There are places you go where you feel your life change. Maybe it stems from my Bohemian Great-grandmother but I have lived in a lot of cities. Some of these so dear to me that I consider them hometowns. The first time I exited the coastal highway to Montecito I knew I had found my next hometown.
Those who are lucky enough to live in a place like Santa Barbara know everything grows here. The American Riviera they call it, an oceanic wonderland with coastal mountains ripe with avocado farms, lemon groves, olive orchards and an abundance of vineyards. To live in the communities of Santa Barbara–like Montecito–your homes cascade with fruit and flowers.

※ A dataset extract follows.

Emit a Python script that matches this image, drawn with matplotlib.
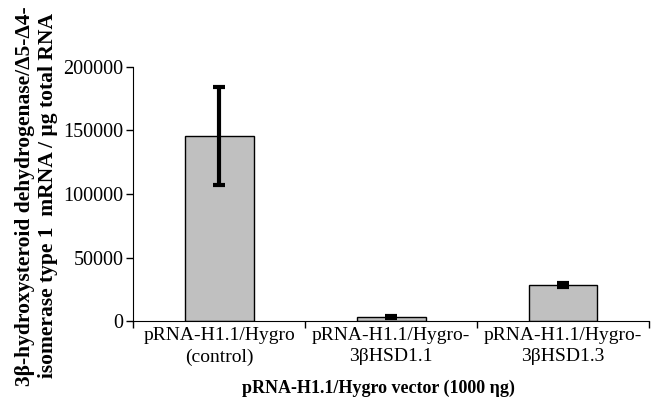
import matplotlib
matplotlib.use("Agg")
import matplotlib.pyplot as plt
import numpy as np

# donnees
categories = ["pRNA-H1.1/Hygro\n(control)", "pRNA-H1.1/Hygro-\n3βHSD1.1", "pRNA-H1.1/Hygro-\n3βHSD1.3"]
valeurs = [145500, 3300, 28300]
erreurs = [38500, 1000, 1300]

plt.rcParams['font.family'] = ['Liberation Serif', 'DejaVu Serif']

fig = plt.figure(figsize=(6.53, 4.08), dpi=100)
ax = fig.add_axes([0.204, 0.213, 0.790, 0.623])

x = np.arange(len(categories))
ax.bar(x, valeurs, width=0.4, color="#c0c0c0", edgecolor="black", linewidth=1)
ax.errorbar(x, valeurs, yerr=erreurs, fmt="none", ecolor="black", elinewidth=3,
            capsize=4, capthick=3)

ax.set_xlim(-0.5, 2.5)
ax.set_ylim(0, 200000)
ax.set_yticks([0, 50000, 100000, 150000, 200000])
ax.set_yticklabels(["0", "50000", "100000", "150000", "200000"], fontsize=14.5)
ax.tick_params(axis="y", direction="out", length=5, width=1, pad=2)

# ticks entre les categories
ax.set_xticks([-0.5, 0.5, 1.5, 2.5])
ax.set_xticklabels([])
ax.tick_params(axis="x", direction="out", length=5, width=1)
for i, lab in enumerate(categories):
    ax.text(i, -0.025, lab, transform=ax.get_xaxis_transform(), ha="center", va="top",
            fontsize=14, linespacing=1.3)

ax.spines["top"].set_visible(False)
ax.spines["right"].set_visible(False)

fig.text(0.579, 0.027, "pRNA-H1.1/Hygro vector (1000 ηg)", ha="center", va="bottom",
         fontsize=13, fontweight="bold")
fig.text(0.056, 0.52, "3β-hydroxysteroid dehydrogenase/Δ5-Δ4-\nisomerase type 1  mRNA / µg total RNA",
         rotation=90, ha="center", va="center", fontsize=15.5, fontweight="bold",
         linespacing=1.2)

fig.savefig("out.png", dpi=100)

My home is ever full of roses. In fact, I made a vow to myself after a an illness that I would always surround myself with beautiful, healing fresh flowers. Peonies, hyacinth, jasmine, gardenias, sunflowers, lavender, but most of all roses.
And so it was. I found a little house in the heart of Montecito with lush roses blooming outside my windows. I had manifested my sanctuary.
Then came the fire.
As of December of 2017 the Thomas Fire had become the largest wildfire in California history. It threatened our peace, snowed down ash, covered our ocean and skies with an endless unbearable smoke, and eventually drove us from our homes. I evacuated to LA to the comfort of old friends, whose hospitality I still treasure immensely. I watched a digital fire map tracking the fire as it grew closer to my house each day.
Just before Christmas we were allowed to return. The fire had been contained and the brilliant work of 8,500 firefighters from across the state had saved many Montecito homes from burning.
As I drove in I toured my home. Flame retardant stained the trees. I saw flattened land where homes once stood. Empty gates protecting nothing but scorched earth, and ash everywhere, so much ash.
Yet, through it all my house still stood. As I walked through the gate, after weeks of evacuation, road weary and sick with smoke, I was greeted by the marvel of a single red rose. My lone survivor. Blooming out of a bed of ash she stood, a conqueror, as if to say, Welcome home. Home is here.
My Montecito Rose.
Rick and Shirley Calhoun says
Thanks for sharing this experience. We were quite touched by this post. Sounds like you are truly blessed.